To remove a contact from VCF file lists this way, you import the .vcf into Google Contacts, your phone or Outlook, find and delete the people you want gone, then export the address book back out to a new .vcf. It works, but it has two real downsides. Importing into an address book that already has contacts can create duplicates, and you end up editing your live contacts rather than just the file. If all you wanted was to clean up one VCF file, routing it through your whole address book is a lot of extra steps and a chance to make a mess. If you do go this route and end up with duplicates, our vCard Duplicate Remover can clear those automatically.
For more background on the format and how contacts are stored, see our explainer on the VCF file and the deeper VCF file structure guide. If you also need to break a large file into pieces or combine several, the VCF Splitter and VCF Joiner cover those jobs.

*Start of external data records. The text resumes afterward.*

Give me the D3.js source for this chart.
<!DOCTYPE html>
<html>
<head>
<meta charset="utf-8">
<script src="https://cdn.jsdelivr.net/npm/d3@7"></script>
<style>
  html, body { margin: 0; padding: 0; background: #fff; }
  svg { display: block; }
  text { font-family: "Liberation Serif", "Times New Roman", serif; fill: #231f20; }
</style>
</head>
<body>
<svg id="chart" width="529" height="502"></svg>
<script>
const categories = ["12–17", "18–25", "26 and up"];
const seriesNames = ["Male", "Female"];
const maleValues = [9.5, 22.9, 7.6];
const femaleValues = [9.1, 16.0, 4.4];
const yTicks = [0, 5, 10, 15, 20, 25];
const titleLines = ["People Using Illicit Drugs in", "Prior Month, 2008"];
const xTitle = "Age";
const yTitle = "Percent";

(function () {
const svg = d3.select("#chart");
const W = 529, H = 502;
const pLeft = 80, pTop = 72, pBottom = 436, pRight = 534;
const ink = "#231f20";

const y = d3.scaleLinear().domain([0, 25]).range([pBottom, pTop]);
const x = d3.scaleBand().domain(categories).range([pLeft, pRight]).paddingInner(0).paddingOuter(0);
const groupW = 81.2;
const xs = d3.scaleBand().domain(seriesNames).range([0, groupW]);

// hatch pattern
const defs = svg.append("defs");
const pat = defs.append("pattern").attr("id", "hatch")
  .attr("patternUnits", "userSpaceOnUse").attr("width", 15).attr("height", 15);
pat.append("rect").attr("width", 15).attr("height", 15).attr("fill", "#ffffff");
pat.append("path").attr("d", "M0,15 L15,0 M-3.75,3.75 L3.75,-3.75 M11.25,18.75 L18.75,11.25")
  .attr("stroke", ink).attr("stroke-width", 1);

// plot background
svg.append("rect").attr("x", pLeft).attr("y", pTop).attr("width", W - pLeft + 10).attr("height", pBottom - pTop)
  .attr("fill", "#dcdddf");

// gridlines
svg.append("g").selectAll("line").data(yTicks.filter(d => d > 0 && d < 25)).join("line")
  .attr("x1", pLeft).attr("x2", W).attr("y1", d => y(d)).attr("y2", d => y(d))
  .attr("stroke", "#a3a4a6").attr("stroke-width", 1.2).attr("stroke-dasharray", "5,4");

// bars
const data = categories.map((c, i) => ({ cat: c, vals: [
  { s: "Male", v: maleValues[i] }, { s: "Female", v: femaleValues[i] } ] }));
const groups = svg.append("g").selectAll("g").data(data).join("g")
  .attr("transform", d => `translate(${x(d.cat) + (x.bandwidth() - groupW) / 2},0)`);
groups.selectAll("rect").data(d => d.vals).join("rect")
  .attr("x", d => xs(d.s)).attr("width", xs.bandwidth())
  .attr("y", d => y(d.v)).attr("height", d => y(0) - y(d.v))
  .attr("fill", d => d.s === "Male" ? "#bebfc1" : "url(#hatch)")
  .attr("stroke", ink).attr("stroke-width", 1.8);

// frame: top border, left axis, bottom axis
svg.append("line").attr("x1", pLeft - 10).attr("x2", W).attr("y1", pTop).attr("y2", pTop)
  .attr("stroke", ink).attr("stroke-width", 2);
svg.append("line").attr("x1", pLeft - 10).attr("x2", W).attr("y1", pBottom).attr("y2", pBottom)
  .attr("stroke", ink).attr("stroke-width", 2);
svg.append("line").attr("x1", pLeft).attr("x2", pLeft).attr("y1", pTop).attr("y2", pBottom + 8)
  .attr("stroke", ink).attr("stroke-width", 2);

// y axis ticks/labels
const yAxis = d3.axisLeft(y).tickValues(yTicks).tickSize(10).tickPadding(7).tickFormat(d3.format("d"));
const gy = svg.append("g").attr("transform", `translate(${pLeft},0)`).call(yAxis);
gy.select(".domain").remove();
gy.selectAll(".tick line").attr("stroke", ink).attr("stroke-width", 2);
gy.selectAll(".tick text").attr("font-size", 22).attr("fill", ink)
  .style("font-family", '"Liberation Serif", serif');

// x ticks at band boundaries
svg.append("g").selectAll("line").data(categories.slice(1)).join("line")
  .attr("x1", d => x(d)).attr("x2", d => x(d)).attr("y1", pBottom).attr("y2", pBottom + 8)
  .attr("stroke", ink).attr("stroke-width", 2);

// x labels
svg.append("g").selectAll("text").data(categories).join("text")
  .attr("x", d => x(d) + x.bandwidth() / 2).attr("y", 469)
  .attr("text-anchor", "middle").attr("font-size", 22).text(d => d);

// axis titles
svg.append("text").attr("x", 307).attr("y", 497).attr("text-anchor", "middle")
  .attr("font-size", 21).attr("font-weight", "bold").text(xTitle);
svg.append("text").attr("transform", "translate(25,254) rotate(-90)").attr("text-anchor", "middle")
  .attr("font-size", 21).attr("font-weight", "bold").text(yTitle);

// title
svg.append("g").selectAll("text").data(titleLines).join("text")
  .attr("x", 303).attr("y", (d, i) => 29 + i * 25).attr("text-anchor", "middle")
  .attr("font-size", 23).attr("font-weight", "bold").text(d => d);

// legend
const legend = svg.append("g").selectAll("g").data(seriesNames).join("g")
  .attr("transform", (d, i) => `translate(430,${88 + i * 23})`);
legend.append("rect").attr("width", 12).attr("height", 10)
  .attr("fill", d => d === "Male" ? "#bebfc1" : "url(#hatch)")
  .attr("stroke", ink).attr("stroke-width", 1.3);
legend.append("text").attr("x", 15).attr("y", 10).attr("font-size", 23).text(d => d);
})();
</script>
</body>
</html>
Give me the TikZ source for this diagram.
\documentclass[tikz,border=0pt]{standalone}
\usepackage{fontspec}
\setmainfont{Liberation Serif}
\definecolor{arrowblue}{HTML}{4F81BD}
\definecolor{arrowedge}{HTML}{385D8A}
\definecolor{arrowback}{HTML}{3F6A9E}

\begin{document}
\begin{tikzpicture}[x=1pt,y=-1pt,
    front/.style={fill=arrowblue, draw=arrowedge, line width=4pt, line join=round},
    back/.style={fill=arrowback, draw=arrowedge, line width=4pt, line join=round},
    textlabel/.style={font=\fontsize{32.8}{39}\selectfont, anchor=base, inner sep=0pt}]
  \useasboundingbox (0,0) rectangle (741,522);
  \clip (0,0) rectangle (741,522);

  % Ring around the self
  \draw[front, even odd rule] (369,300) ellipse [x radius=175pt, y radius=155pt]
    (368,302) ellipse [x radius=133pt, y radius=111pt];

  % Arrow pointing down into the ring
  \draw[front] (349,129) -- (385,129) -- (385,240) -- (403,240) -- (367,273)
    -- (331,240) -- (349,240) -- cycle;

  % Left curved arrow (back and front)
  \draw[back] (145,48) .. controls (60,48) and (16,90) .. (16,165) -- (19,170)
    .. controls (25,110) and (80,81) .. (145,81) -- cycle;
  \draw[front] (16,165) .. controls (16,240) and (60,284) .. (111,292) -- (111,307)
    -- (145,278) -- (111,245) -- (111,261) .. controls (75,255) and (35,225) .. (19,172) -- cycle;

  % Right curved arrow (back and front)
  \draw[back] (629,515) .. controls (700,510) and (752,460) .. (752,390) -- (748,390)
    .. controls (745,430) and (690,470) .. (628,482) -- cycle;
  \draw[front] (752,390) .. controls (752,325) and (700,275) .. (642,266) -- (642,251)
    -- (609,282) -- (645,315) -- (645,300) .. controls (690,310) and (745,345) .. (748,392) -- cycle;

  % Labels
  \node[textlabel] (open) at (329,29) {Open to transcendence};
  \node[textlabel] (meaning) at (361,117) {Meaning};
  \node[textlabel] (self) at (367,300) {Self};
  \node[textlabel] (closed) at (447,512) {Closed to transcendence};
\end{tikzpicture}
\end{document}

Frequently Asked Questions
How do I delete a specific contact from a VCF file?
Open the VCF file in a vCard editor, mark the contact you want to remove, and save. The saved file excludes that contact and keeps the rest unchanged. In the Univik VCF Editor you hover over the contact, click the trash icon to mark it for deletion, then save. You can mark several contacts at once and unmark any you flagged by mistake before saving.
Can I delete a contact from a VCF without deleting the others?

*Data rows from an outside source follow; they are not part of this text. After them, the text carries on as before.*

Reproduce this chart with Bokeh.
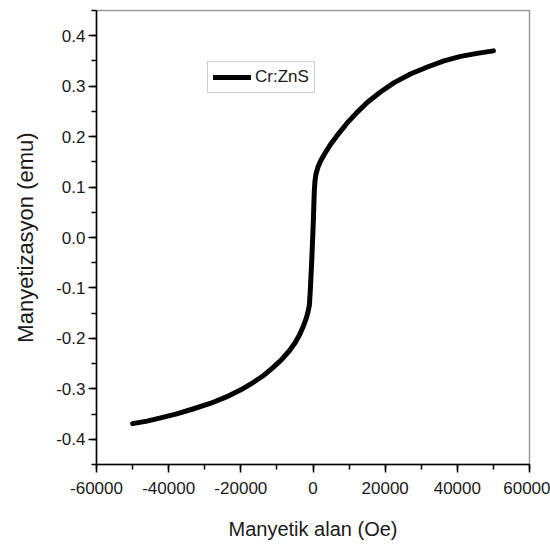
from bokeh.plotting import figure
from bokeh.models import Range1d, SingleIntervalTicker, Legend, LegendItem, ColumnDataSource, PrintfTickFormatter
from bokeh.embed import file_html
from bokeh.resources import INLINE

# Data
field_oe = [-50000, -46000, -42500, -38000, -33300, -28500, -24000, -20000, -16700,
            -13800, -11100, -8700, -6500, -5000, -3800, -2800, -1900, -1400, -1000,
            -750, -550, -300, -100, 100, 250, 370, 550, 830, 1400, 2200, 3400, 5000,
            7100, 9600, 12200, 15100, 18600, 22500, 27000, 31700, 36300, 40900,
            45500, 50000]
magnetization = [-0.369, -0.364, -0.358, -0.350, -0.340, -0.329, -0.316, -0.302, -0.288,
                 -0.274, -0.258, -0.242, -0.224, -0.209, -0.194, -0.178, -0.161, -0.148, -0.134,
                 -0.105, -0.075, -0.038, -0.002, 0.033, 0.068, 0.093, 0.112, 0.126, 0.140, 0.153, 0.168, 0.186,
                 0.206, 0.228, 0.248, 0.268, 0.288, 0.307, 0.324, 0.338, 0.350, 0.359,
                 0.365, 0.370]
series_name = "Cr:ZnS"
x_label = "Manyetik alan (Oe)"
y_label = "Manyetizasyon (emu)"

FONT = "Liberation Sans"

p = figure(width=550, height=545, output_backend="svg", toolbar_location=None,
           x_range=Range1d(-60000, 60000), y_range=Range1d(-0.45, 0.45),
           min_border_left=96, min_border_right=21, min_border_top=10, min_border_bottom=81)
p.grid.visible = False
p.outline_line_color = "#9a9a9a"
p.outline_line_width = 1.5
p.background_fill_color = "white"
p.border_fill_color = "white"

src = ColumnDataSource(dict(x=field_oe, y=magnetization))
r = p.line("x", "y", source=src, line_color="black", line_width=5, line_cap="round", line_join="round")

p.xaxis.ticker = SingleIntervalTicker(interval=20000, num_minor_ticks=2)
p.yaxis.ticker = SingleIntervalTicker(interval=0.1, num_minor_ticks=2)
p.xaxis.formatter = PrintfTickFormatter(format="%d")
p.yaxis.formatter = PrintfTickFormatter(format="%.1f")

for ax in (p.xaxis, p.yaxis):
    ax.axis_line_color = "black"
    ax.axis_line_width = 1.5
    ax.major_tick_line_color = "black"
    ax.minor_tick_line_color = "black"
    ax.major_tick_line_width = 1.5
    ax.minor_tick_line_width = 1.5
    ax.major_tick_in = 0
    ax.minor_tick_in = 0
    ax.major_tick_out = 8
    ax.minor_tick_out = 5
    ax.major_label_text_font = FONT
    ax.major_label_text_font_size = "17px"
    ax.major_label_text_color = "#1a1a1a"
    ax.axis_label_text_font = FONT
    ax.axis_label_text_font_style = "normal"
    ax.axis_label_text_color = "#1a1a1a"

p.xaxis.axis_label = x_label
p.yaxis.axis_label = y_label
p.xaxis.axis_label_text_font_size = "20px"
p.yaxis.axis_label_text_font_size = "22px"
p.xaxis.major_label_standoff = 9
p.xaxis.axis_label_standoff = 21
p.yaxis.major_label_standoff = 3
p.yaxis.axis_label_standoff = 15

legend = Legend(items=[LegendItem(label=series_name, renderers=[r])],
                location=(111, 371), orientation="vertical")
legend.label_text_font = FONT
legend.label_text_font_size = "17px"
legend.label_text_color = "#1a1a1a"
legend.border_line_color = "#9a9a9a"
legend.border_line_width = 1.5
legend.glyph_width = 38
legend.glyph_height = 20
legend.label_height = 20
legend.label_standoff = 4
legend.padding = 5
legend.spacing = 0
legend.margin = 0
legend.background_fill_alpha = 1
p.add_layout(legend)

open("out.html", "w").write(file_html(p, INLINE))
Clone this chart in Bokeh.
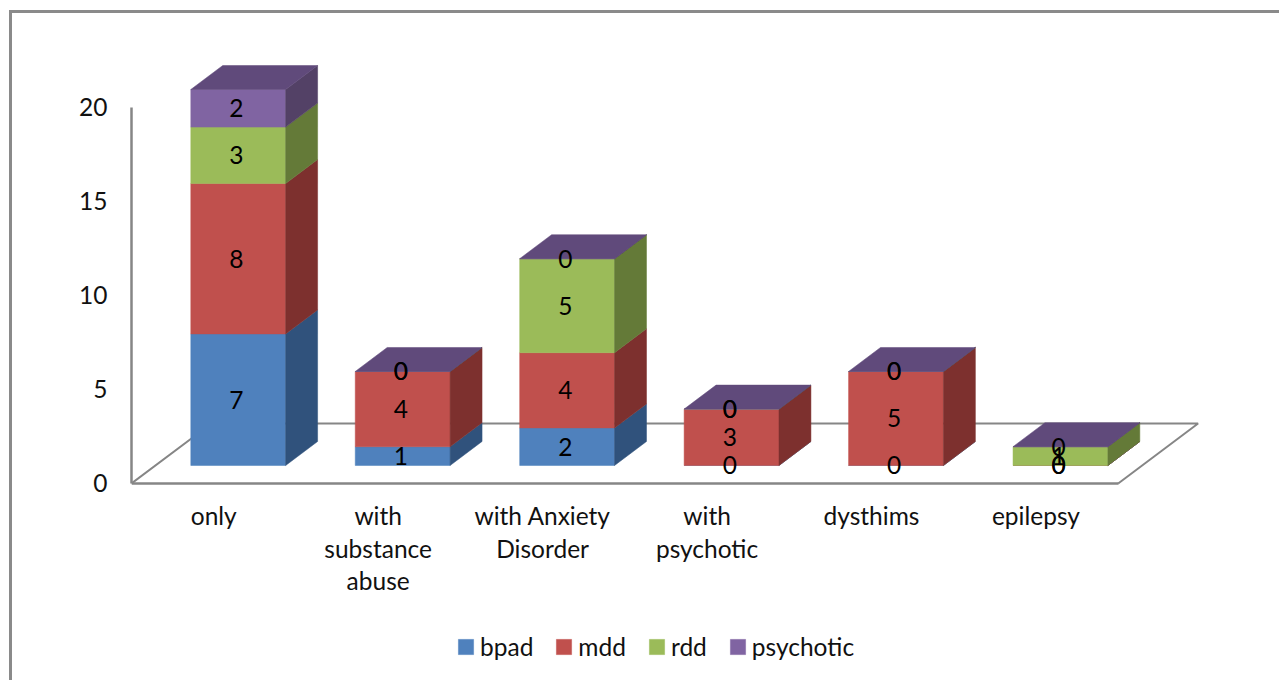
from bokeh.plotting import figure
from bokeh.models import FixedTicker, Legend, LegendItem
from bokeh.core.properties import value
from bokeh.embed import file_html
from bokeh.resources import INLINE

categories = ["only", "with\nsubstance\nabuse", "with Anxiety\nDisorder", "with\npsychotic", "dysthims", "epilepsy"]
bpad = [7, 1, 2, 0, 0, 0]
mdd = [8, 4, 4, 3, 5, 0]
rdd = [3, 0, 5, 0, 0, 1]
psychotic = [2, 0, 0, 0, 0, 0]
series_names = ["bpad", "mdd", "rdd", "psychotic"]
y_ticks = [0, 5, 10, 15, 20]

front_colors = ["#4F81BD", "#C0504D", "#9BBB59", "#8064A2"]
side_colors = ["#30527C", "#7D302E", "#647A38", "#534166"]
top_color = "#604A7B"
line_color = "#868686"
FONT = "Lato"
FS = "24.5px"

# Oblique projection, expressed in axis units
BAR_HALF = 0.2884
BAR_DX, BAR_DY = 0.149, 0.957     # bar base relative to the floor's front edge
DEPTH_DX, DEPTH_DY = 0.1943, 1.277  # bar depth
FLOOR_DX, FLOOR_DY = 0.486, 3.19  # floor depth
FLOOR_L, FLOOR_R = -0.5, 5.5
LABEL_DX = -0.011

p = figure(width=1267, height=667, x_range=(-0.5, 6.025), y_range=(-10.64, 22.5),
           output_backend="svg", toolbar_location=None,
           min_border_left=119, min_border_right=78, min_border_top=47, min_border_bottom=0)
p.styles = {"margin-left": "9px", "margin-top": "10px",
            "border-left": "3px solid #8A8A8A", "border-top": "3px solid #8A8A8A",
            "box-sizing": "content-box"}
p.grid.visible = False
p.outline_line_color = None
p.background_fill_color = "white"
p.border_fill_color = "white"

# axes
xa = p.xaxis[0]
xa.fixed_location = 0
xa.ticker = FixedTicker(ticks=list(range(len(categories))))
xa.major_label_overrides = {i: c for i, c in enumerate(categories)}
xa.bounds = (FLOOR_L, FLOOR_R)
xa.axis_line_color = line_color
xa.axis_line_width = 2.5
xa.major_tick_line_color = None
xa.minor_tick_line_color = None
xa.major_label_standoff = 12
xa.major_label_text_font = FONT
xa.major_label_text_font_size = FS
xa.major_label_text_color = "#111111"
xa.major_label_text_line_height = 1.118

ya = p.yaxis[0]
ya.ticker = FixedTicker(ticks=y_ticks)
ya.bounds = (0, 20)
ya.axis_line_color = line_color
ya.axis_line_width = 2.5
ya.major_tick_line_color = None
ya.minor_tick_line_color = None
ya.major_label_standoff = 18
ya.major_label_text_font = FONT
ya.major_label_text_font_size = FS
ya.major_label_text_color = "#111111"

# floor
p.line([FLOOR_L, FLOOR_L + FLOOR_DX, FLOOR_R + FLOOR_DX, FLOOR_R],
       [0, FLOOR_DY, FLOOR_DY, 0], line_color=line_color, line_width=2)

# stacked boxes
series = [bpad, mdd, rdd, psychotic]
items = []
lab_x, lab_y, lab_t = [], [], []
tops = []
for s, vals in enumerate(series):
    l, r, b, t = [], [], [], []
    sx, sy = [], []
    for i, v in enumerate(vals):
        base = sum(series[k][i] for k in range(s))
        cx = i + BAR_DX
        y0 = base + BAR_DY
        y1 = y0 + v
        l.append(cx - BAR_HALF); r.append(cx + BAR_HALF); b.append(y0); t.append(y1)
        xr = cx + BAR_HALF
        sx.append([xr, xr + DEPTH_DX, xr + DEPTH_DX, xr])
        sy.append([y0, y0 + DEPTH_DY, y1 + DEPTH_DY, y1])
        lab_x.append(cx + LABEL_DX); lab_y.append((y0 + y1) / 2); lab_t.append(str(v))
        if s == len(series) - 1:
            tops.append((cx, y1))
    q = p.quad(left=l, right=r, bottom=b, top=t, fill_color=front_colors[s],
               line_color=front_colors[s], line_width=0.5)
    p.patches(sx, sy, fill_color=side_colors[s], line_color=side_colors[s], line_width=0.5)
    items.append(LegendItem(label=series_names[s], renderers=[q]))

p.patches([[cx - BAR_HALF, cx - BAR_HALF + DEPTH_DX, cx + BAR_HALF + DEPTH_DX, cx + BAR_HALF] for cx, _ in tops],
          [[y, y + DEPTH_DY, y + DEPTH_DY, y] for _, y in tops],
          fill_color=top_color, line_color=top_color, line_width=0.5)

p.text(lab_x, lab_y, text=lab_t, text_align="center", text_baseline="middle",
       text_font=value(FONT), text_font_size=FS, text_color="#000000")

legend = Legend(items=items, orientation="horizontal", location=(325, 22),
                border_line_color=None, background_fill_alpha=0,
                glyph_width=19, glyph_height=19, label_standoff=5, spacing=21,
                margin=0, padding=0,
                label_text_font=FONT, label_text_font_size=FS, label_text_color="#111111")
p.add_layout(legend)

open("out.html", "w").write(file_html(p, INLINE))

Yes. That is exactly what a VCF editor is for. You mark only the contacts you want gone, and every other contact stays in the file exactly as it was. The contacts you keep retain their fields, formatting and order. Only the marked ones are excluded when you save the new file.

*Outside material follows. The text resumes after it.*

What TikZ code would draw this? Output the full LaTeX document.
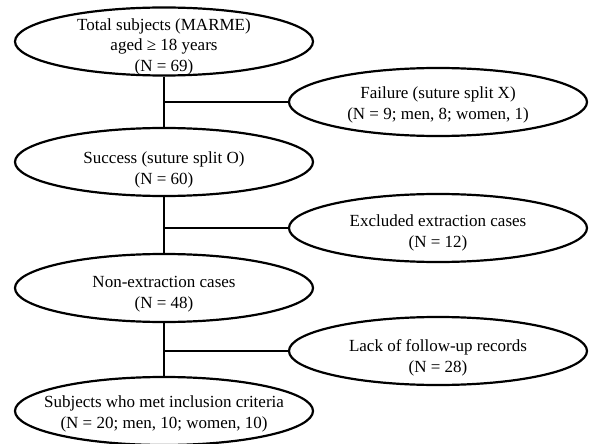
\documentclass[tikz,border=0pt]{standalone}
\usepackage{fontspec}
\setmainfont{Liberation Serif}
\usetikzlibrary{shapes.geometric}
\begin{document}
\begin{tikzpicture}[x=1pt,y=-1pt,
  oval/.style={ellipse,draw,line width=2.2pt,minimum width=298pt,minimum height=68pt,inner sep=0pt},
  txt/.style={align=center,font=\fontsize{17}{20.5}\selectfont,inner sep=0pt},
  link/.style={line width=2.2pt}]
\useasboundingbox (0,0) rectangle (590,444);
\node[oval] (e1) at (164,41.5) {};
\node[txt] (e1t) at (164,46.5) {Total subjects (MARME)\\aged ≥ 18 years\\(N = 69)};
\node[oval] (r1) at (438,102) {};
\node[txt] (r1t) at (438,105) {Failure (suture split X)\\(N = 9; men, 8; women, 1)};
\node[oval] (e2) at (164,162) {};
\node[txt] (e2t) at (164,170) {Success (suture split O)\\(N = 60)};
\node[oval] (r2) at (438,228) {};
\node[txt] (r2t) at (438,233) {Excluded extraction cases\\(N = 12)};
\node[oval] (e3) at (164,288) {};
\node[txt] (e3t) at (164,294) {Non-extraction cases\\(N = 48)};
\node[oval] (r3) at (438,351) {};
\node[txt] (r3t) at (438,358) {Lack of follow-up records\\(N = 28)};
\node[oval] (e4) at (164,411) {};
\node[txt] (e4t) at (164,414) {Subjects who met inclusion criteria\\(N = 20; men, 10; women, 10)};
\draw[link] (e1.south) -- (e2.north);
\draw[link] (e2.south) -- (e3.north);
\draw[link] (e3.south) -- (e4.north);
\draw[link] (e1.south |- r1.west) -- (r1.west);
\draw[link] (e2.south |- r2.west) -- (r2.west);
\draw[link] (e3.south |- r3.west) -- (r3.west);
\end{tikzpicture}
\end{document}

Can I remove a contact from a VCF file using Notepad?
Yes, because a VCF is plain text. Open it in Notepad, find the contact, and delete the entire block from its BEGIN:VCARD line to its END:VCARD line, then save with the .vcf extension. The risk is high though. Contacts with photos span many encoded lines, and deleting the wrong line can corrupt the file. Back up first, and for anything beyond a simple contact, a visual editor is safer.
What happens if I delete the wrong line in a VCF file?
If you remove a line from inside a contact block, or leave part of a block behind, the file can become invalid and fail to import. Apps may skip the broken contact or reject the whole file. This is the main risk of manual editing. A VCF editor avoids it because you mark whole contacts visually and the tool rebuilds the file correctly.
Can I undo a deletion in a VCF file?
In a text editor, no, once you save, the deletion is permanent. In a VCF editor, marking a contact for deletion is reversible until you save, so you can unmark anything you flagged by accident. Either way, the safe habit is to back up the original file or save your changes to a new file name so you always have the full version.
How do I delete multiple contacts from a VCF at once?
In a VCF editor you mark each contact you want to remove, as many as you need, then save once. All the marked contacts are excluded from the new file in a single step. This is much faster than editing them out by hand, and unlike the manual method you can review and adjust your selection before committing.
Conclusion
Deleting specific contacts from a VCF file is one of those tasks that sounds trivial and turns out fiddly, because the format stacks every contact into one file and most tools treat it as a single unit. The cleanest answer is to open the file in an editor, mark the contacts you want removed, fix any mistakes by unmarking them, and save a fresh file that keeps everyone else untouched.
You can do it by hand in Notepad for a contact or two, as long as you back up first and delete whole BEGIN:VCARD to END:VCARD blocks. But the moment you are dealing with several contacts, or a file with photos, marking them visually is faster and far less likely to break the file.